Giving weights to different query parts and normalization is also important, So I'm looking forward to this RFC with pagination support.

Thanks for showing interest in that RFC. If you can provide some details about your use case on the RFC will be great and why pagination is must feature for you. This will help us prioritize the pagination use-case.

You can still give weights to your queries using function_score, but normalization is not supported and will come as a feature as part of the RFC.

Correct me if I'm wrong but I think it's the number of segments that matters not the number of shards. I did a test on this where I had only one shard with some segments and when I set k to 1, I was able to get as many results as the number of segments by setting the value of size.

Yes thats right for Nmslib and Faiss engine. Let me check that for Lucene engine also (ref: https://github.com/opensearch-project/k-NN/issues/682). I can see the same mentioned in the documentation too, but this documentation not sure is correct for Lucene engine too.

navneet1v commented 1 year ago

Yes thats right for Nmslib and Faiss engine. Let me check that for Lucene engine also (ref: #682).

So, I did the deep-dive on how Lucene does k-NN internally and how it returns the nearest neighbors. Yes it is different from nmslib and faiss. But the way to do pagination will remain same, which is setting higher value of k.

Simplified Explanation: Lucene engine or Lucene K-NN Query per shard will always fetch K number of documents and returns number of documents = (size > k ? k : size) to coordinator node.

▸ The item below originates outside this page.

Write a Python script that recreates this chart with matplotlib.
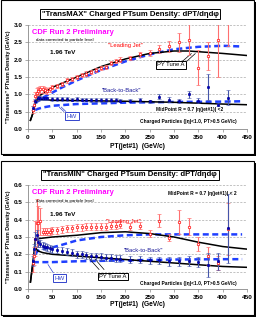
import numpy as np
import matplotlib
matplotlib.use("Agg")
import matplotlib.pyplot as plt
from matplotlib.patches import Rectangle

plt.rcParams['font.family'] = ['Liberation Sans', 'DejaVu Sans']

# ---------------- TransMAX data ----------------
max_lj_x = [10, 12, 15, 18, 20, 25, 30, 35, 40, 45, 50, 60, 70, 80, 90, 100, 110, 120, 130, 140,
            150, 160, 170, 180, 190, 210, 230, 250, 270, 290, 310, 330, 350, 370, 390, 410]
max_lj_y = [0.55, 0.7, 0.95, 1.05, 1.1, 1.15, 1.15, 1.12, 1.1, 1.15, 1.2, 1.25, 1.3, 1.4, 1.45, 1.5, 1.55, 1.6, 1.65, 1.7,
            1.75, 1.8, 1.9, 1.95, 2.0, 2.05, 2.15, 2.2, 2.3, 2.38, 2.5, 2.58, 1.77, 2.1, 2.57, 3.2]
max_lj_e = [0.1, 0.1, 0.12, 0.12, 0.12, 0.1, 0.1, 0.08, 0.08, 0.07, 0.06, 0.06, 0.06, 0.06, 0.06, 0.06, 0.06, 0.06, 0.06, 0.06,
            0.06, 0.06, 0.06, 0.06, 0.07, 0.07, 0.08, 0.08, 0.12, 0.16, 0.28, 0.45, 0.5, 0.4, 1.07, 0.8]

max_bb_x = [10, 15, 20, 25, 30, 35, 40, 50, 60, 70, 80, 90, 100, 110, 120, 130, 140, 150, 160, 170,
            180, 190, 210, 230, 250, 270, 290, 310, 330, 350, 370, 390, 410]
max_bb_y = [0.6, 0.8, 0.88, 0.9, 0.88, 0.88, 0.88, 0.87, 0.87, 0.87, 0.86, 0.85, 0.86, 0.85, 0.85, 0.84, 0.84, 0.84, 0.83, 0.83,
            0.83, 0.82, 0.82, 0.83, 0.8, 0.93, 0.85, 0.8, 1.0, 0.82, 1.22, 0.7, 0.9]
max_bb_e = [0.06, 0.06, 0.06, 0.05, 0.05, 0.05, 0.05, 0.05, 0.05, 0.05, 0.05, 0.05, 0.05, 0.05, 0.05, 0.05, 0.05, 0.05, 0.05, 0.05,
            0.05, 0.05, 0.05, 0.05, 0.05, 0.07, 0.07, 0.06, 0.1, 0.07, 0.37, 0.05, 0.22]

max_py_lj_x = [5, 10, 15, 20, 25, 30, 50, 100, 150, 200, 250, 300, 330, 350, 400, 450]
max_py_lj_y = [0.25, 0.45, 0.75, 0.9, 0.97, 1.02, 1.2, 1.5, 1.8, 2.02, 2.18, 2.25, 2.25, 2.23, 2.18, 2.12]
max_py_bb_x = [5, 10, 15, 20, 25, 50, 100, 200, 300, 400, 450]
max_py_bb_y = [0.25, 0.45, 0.75, 0.85, 0.85, 0.83, 0.82, 0.8, 0.77, 0.72, 0.7]

max_hw_lj_x = [15, 20, 30, 50, 70, 100, 150, 200, 250, 300, 350, 400, 440]
max_hw_lj_y = [0.75, 0.8, 0.9, 1.05, 1.2, 1.4, 1.7, 1.95, 2.15, 2.3, 2.37, 2.4, 2.38]
max_hw_bb_x = [15, 20, 30, 50, 60, 100, 150, 200, 300, 400, 440]
max_hw_bb_y = [0.55, 0.58, 0.62, 0.67, 0.68, 0.72, 0.74, 0.76, 0.78, 0.79, 0.8]

# ---------------- TransMIN data ----------------
min_lj_x = [10, 12, 15, 18, 20, 25, 30, 35, 40, 45, 50, 60, 70, 80, 90, 100, 110, 120, 130, 140,
            150, 160, 170, 180, 190, 210, 230, 250, 270, 290, 310, 330, 350, 370, 390, 410]
min_lj_y = [0.15, 0.19, 0.29, 0.38, 0.38, 0.39, 0.33, 0.33, 0.33, 0.33, 0.34, 0.34, 0.345, 0.35, 0.35, 0.355, 0.355, 0.36, 0.36, 0.36,
            0.36, 0.36, 0.365, 0.365, 0.37, 0.36, 0.365, 0.32, 0.395, 0.295, 0.385, 0.36, 0.26, 0.19, 0.15, 0.345]
min_lj_e = [0.05, 0.05, 0.1, 0.14, 0.1, 0.08, 0.02, 0.02, 0.02, 0.02, 0.02, 0.02, 0.02, 0.02, 0.02, 0.02, 0.02, 0.02, 0.02, 0.02,
            0.02, 0.02, 0.02, 0.02, 0.02, 0.02, 0.02, 0.02, 0.035, 0.02, 0.07, 0.05, 0.04, 0.05, 0.04, 0.15]

min_bb_x = [10, 12, 15, 18, 20, 25, 30, 35, 40, 45, 50, 60, 70, 80, 90, 100, 110, 120, 130, 140,
            150, 160, 170, 180, 190, 210, 230, 250, 270, 290, 310, 330, 350, 370, 390, 410]
min_bb_y = [0.16, 0.23, 0.29, 0.31, 0.27, 0.26, 0.25, 0.245, 0.24, 0.235, 0.23, 0.225, 0.22, 0.215, 0.21, 0.2, 0.2, 0.195, 0.19, 0.19,
            0.185, 0.18, 0.18, 0.175, 0.175, 0.17, 0.17, 0.165, 0.165, 0.16, 0.16, 0.16, 0.155, 0.14, 0.16, 0.35]
min_bb_e = [0.03, 0.03, 0.04, 0.03, 0.03, 0.02, 0.02, 0.02, 0.02, 0.02, 0.02, 0.02, 0.02, 0.02, 0.02, 0.02, 0.02, 0.02, 0.02, 0.02,
            0.02, 0.02, 0.02, 0.02, 0.02, 0.02, 0.02, 0.02, 0.02, 0.025, 0.025, 0.03, 0.03, 0.07, 0.05, 0.2]

min_py_lj_x = [5, 10, 15, 20, 50, 100, 150, 200, 250, 300, 350, 400, 450]
min_py_lj_y = [0.04, 0.15, 0.28, 0.29, 0.3, 0.31, 0.325, 0.33, 0.32, 0.3, 0.27, 0.245, 0.23]
min_py_bb_x = [5, 10, 15, 20, 30, 50, 100, 150, 200, 250, 300, 350, 400, 450]
min_py_bb_y = [0.04, 0.15, 0.24, 0.22, 0.21, 0.2, 0.19, 0.18, 0.17, 0.16, 0.15, 0.14, 0.13, 0.125]

min_hw_lj_x = [15, 20, 30, 50, 70, 100, 150, 200, 250, 300, 350, 400, 440]
min_hw_lj_y = [0.2, 0.22, 0.23, 0.24, 0.255, 0.28, 0.3, 0.31, 0.315, 0.315, 0.315, 0.315, 0.315]
min_hw_bb_x = [10, 50, 100, 200, 300, 400, 440]
min_hw_bb_y = [0.155, 0.155, 0.16, 0.165, 0.17, 0.172, 0.172]

xticks = [0, 50, 100, 150, 200, 250, 300, 350, 400, 450]

W, H = 258, 320
fig = plt.figure(figsize=(W / 100, H / 100), dpi=100)


def fx(px):
    return px / W


def fy(py):
    return 1 - py / H


def panel(top, bottom):
    # shadow then white frame
    fig.patches.append(Rectangle((fx(3), fy(bottom + 2)), fx(253), (bottom - top) / H,
                                 transform=fig.transFigure, facecolor="black", edgecolor="none", zorder=-3))
    fig.patches.append(Rectangle((fx(0.5), fy(bottom)), fx(253), (bottom - top) / H,
                                 transform=fig.transFigure, facecolor="white", edgecolor="black", lw=0.8, zorder=-2))


def boxed(x, y, s, color="black", edge="black", size=4.2, weight="normal"):
    bb = dict(boxstyle="square,pad=0.25", fc="white", ec=edge, lw=0.7)
    fig.text(fx(x), fy(y), s, ha="center", va="center", fontsize=size, color=color, weight=weight, bbox=bb, zorder=5)


def draw(ax, lj, bb, py_lj, py_bb, hw_lj, hw_bb, ymax, ystep):
    ax.patch.set_alpha(0)
    ax.set_xlim(0, 450)
    ax.set_ylim(0, ymax)
    ax.set_xticks(xticks)
    ax.set_yticks(np.arange(0, ymax + ystep / 2, ystep))
    ax.set_yticklabels([f"{v:.1f}" for v in np.arange(0, ymax + ystep / 2, ystep)])
    ax.grid(axis="y", color="#aaaaaa", ls=(0, (3, 2)), lw=0.5)
    ax.set_axisbelow(True)
    for s in ["top", "right"]:
        ax.spines[s].set_visible(False)
    for s in ["left", "bottom"]:
        ax.spines[s].set_color("#888888")
        ax.spines[s].set_linewidth(0.6)
    ax.tick_params(labelsize=4.6, length=2, width=0.5, color="#888888", pad=2)
    for t in ax.get_xticklabels() + ax.get_yticklabels():
        t.set_fontweight("bold")

    ax.plot(hw_lj[0], hw_lj[1], color="#1f3fff", lw=1.8, ls=(0, (2.4, 1.4)), zorder=3)
    ax.plot(hw_bb[0], hw_bb[1], color="#1f3fff", lw=1.8, ls=(0, (2.4, 1.4)), zorder=3)
    ax.plot(py_lj[0], py_lj[1], color="black", lw=1.1, zorder=4)
    ax.plot(py_bb[0], py_bb[1], color="black", lw=1.1, zorder=4)
    ax.errorbar(lj[0], lj[1], yerr=lj[2], fmt="o", ms=1.8, mfc="white", mec="red", mew=0.5,
                ecolor="#ff7070", elinewidth=0.8, capsize=1.5, capthick=0.6, zorder=5)
    ax.errorbar(bb[0], bb[1], yerr=bb[2], fmt="o", ms=1.8, mfc="#0000cc", mec="#000088", mew=0.4,
                ecolor="#4455aa", elinewidth=0.8, capsize=1.5, capthick=0.6, zorder=5)


# ---------- top panel ----------
panel(0, 154)
ax1 = fig.add_axes([fx(28), fy(129), fx(247) - fx(28), (129 - 25) / H])
draw(ax1, (max_lj_x, max_lj_y, max_lj_e), (max_bb_x, max_bb_y, max_bb_e),
     (max_py_lj_x, max_py_lj_y), (max_py_bb_x, max_py_bb_y),
     (max_hw_lj_x, max_hw_lj_y), (max_hw_bb_x, max_hw_bb_y), 3.0, 0.5)
boxed(130, 14, "\"TransMAX\" Charged PTsum Density: dPT/d\u03b7d\u03c6", size=5.6, weight="bold")
fig.text(fx(9), fy(77), "\"Transverse\" PTsum Density (GeV/c)", rotation=90, ha="center", va="center",
         fontsize=3.8, weight="bold")
fig.text(fx(137), fy(147), "PT(jet#1)  (GeV/c)", ha="center", va="center", fontsize=4.8, weight="bold")
fig.text(fx(32), fy(32), "CDF Run 2 Preliminary", color="#ff00ff", fontsize=5.4, weight="bold", va="center")
fig.text(fx(36), fy(39.5), "data corrected to particle level", fontsize=3.2, va="center")
fig.text(fx(50), fy(52), "1.96 TeV", fontsize=4.6, weight="bold", va="center")
fig.text(fx(125), fy(46), "\"Leading Jet\"", color="red", fontsize=4.2, ha="center", va="center")
fig.text(fx(121), fy(90), "\"Back-to-Back\"", color="#1a1a99", fontsize=4.2, ha="center", va="center")
fig.text(fx(190), fy(110), "MidPoint R = 0.7 |\u03b7(jet#1)| <2", fontsize=3.5, ha="center", va="center", weight="bold")
fig.text(fx(188), fy(122), "Charged Particles (|\u03b7|<1.0, PT>0.5 GeV/c)", fontsize=3.5, ha="center", va="center", weight="bold")
ax1.annotate("", xy=(340, 2.23), xytext=(313, 1.9), arrowprops=dict(arrowstyle="-", lw=0.5))
ax1.annotate("", xy=(348, 2.23), xytext=(322, 1.9), arrowprops=dict(arrowstyle="-", lw=0.5))
boxed(171, 65, "PY Tune A", size=4.2)
ax1.annotate("", xy=(60, 0.68), xytext=(78, 0.45), arrowprops=dict(arrowstyle="-", lw=0.5, color="#3344cc"))
ax1.annotate("", xy=(64, 0.69), xytext=(82, 0.45), arrowprops=dict(arrowstyle="-", lw=0.5, color="#3344cc"))
boxed(72, 116, "HW", color="#3344cc", edge="#3344cc", size=4.4)

# ---------- bottom panel ----------
panel(161, 315)
ax2 = fig.add_axes([fx(28), fy(289), fx(247) - fx(28), (289 - 185) / H])
draw(ax2, (min_lj_x, min_lj_y, min_lj_e), (min_bb_x, min_bb_y, min_bb_e),
     (min_py_lj_x, min_py_lj_y), (min_py_bb_x, min_py_bb_y),
     (min_hw_lj_x, min_hw_lj_y), (min_hw_bb_x, min_hw_bb_y), 0.6, 0.1)
boxed(130, 175, "\"TransMIN\" Charged PTsum Density: dPT/d\u03b7d\u03c6", size=5.6, weight="bold")
fig.text(fx(9), fy(237), "\"Transverse\" PTsum Density (GeV/c)", rotation=90, ha="center", va="center",
         fontsize=3.8, weight="bold")
fig.text(fx(137), fy(304), "PT(jet#1)  (GeV/c)", ha="center", va="center", fontsize=4.8, weight="bold")
fig.text(fx(32), fy(193), "CDF Run 2 Preliminary", color="#ff00ff", fontsize=5.4, weight="bold", va="center")
fig.text(fx(36), fy(201), "data corrected to particle level", fontsize=3.2, va="center")
fig.text(fx(50), fy(214), "1.96 TeV", fontsize=4.6, weight="bold", va="center")
fig.text(fx(123), fy(222), "\"Leading Jet\"", color="red", fontsize=4.2, ha="center", va="center")
fig.text(fx(143), fy(251), "\"Back-to-Back\"", color="#1a1a99", fontsize=4.2, ha="center", va="center")
fig.text(fx(202), fy(194), "MidPoint R = 0.7 |\u03b7(jet#1)| < 2", fontsize=3.5, ha="center", va="center", weight="bold")
fig.text(fx(188), fy(283), "Charged Particles (|\u03b7|<1.0, PT>0.5 GeV/c)", fontsize=3.5, ha="center", va="center", weight="bold")
ax2.annotate("", xy=(122, 0.188), xytext=(150, 0.1), arrowprops=dict(arrowstyle="-", lw=0.5))
ax2.annotate("", xy=(134, 0.185), xytext=(160, 0.1), arrowprops=dict(arrowstyle="-", lw=0.5))
boxed(113, 276.5, "PY Tune A", size=4.2)
ax2.annotate("", xy=(38, 0.155), xytext=(55, 0.08), arrowprops=dict(arrowstyle="-", lw=0.5, color="#3344cc"))
boxed(59.5, 278, "HW", color="#3344cc", edge="#3344cc", size=4.4)

fig.savefig("out.png", dpi=100)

In case of 1 shard documents returned from that 1 single shard will be returned to customer. This formula for setting the value of K will work for Lucene K-NN.

((1.1) * total number of results need after all pagination) / (number of primary shards).

Explnation in Depth: In general a query gets executed by the function Weight’s scorer function(for native k-NN this is place from where k-NN plugin call Faiss and Nmslib query apis per segment).

But what Lucene K-NN does is it gets the top k results from all the segments during rewrite and merge them to form top k results. These new K results are written down (what they exactly say is cached) in another query called as DocAndScoreQuery which is nothing but stores the doc id and its score.

Hence Lucene K-NN query is finally getting written down to a DocAndScoreQuery which has at max k results per shard. Till now Collector has not come into picture which actually collects the docIds from each shard.

This whole re-write of query(this is not opensearch querybuilder rewrite, this is at shard level) happen twice, once during the query preprocess of OpenSearch(here open search specifically calls query rewrite ) and then actual search(done in Lucene IndexSearch), we don’t have control here.

Note: Once the query is written in its most primitive form it doesn’t get re-write.

Coming back, when TopDocsCollector(having Priority queue of max size as from + size) start collecting the doc, lucene k-NN query has been written down to DocAndScoreQuery and hence collector at most can collect K docs per shard, because this is what is present with DocsAndScoreQuery at max but this not true for faiss and nmslib engine.

documents returned from a shard for Lucene K-NN = size > k ? k : size

Now at coordinator node level total documents = number of shards * (documents returned from a shard for Lucene K-NN). Then coordinator node just picks up total number of documents = size.

navneet1v commented 1 year ago

Removing bug tag and will create a github issue to fix the documentation for K-NN on how to do pagination, and see if we can bring in parity between different engines.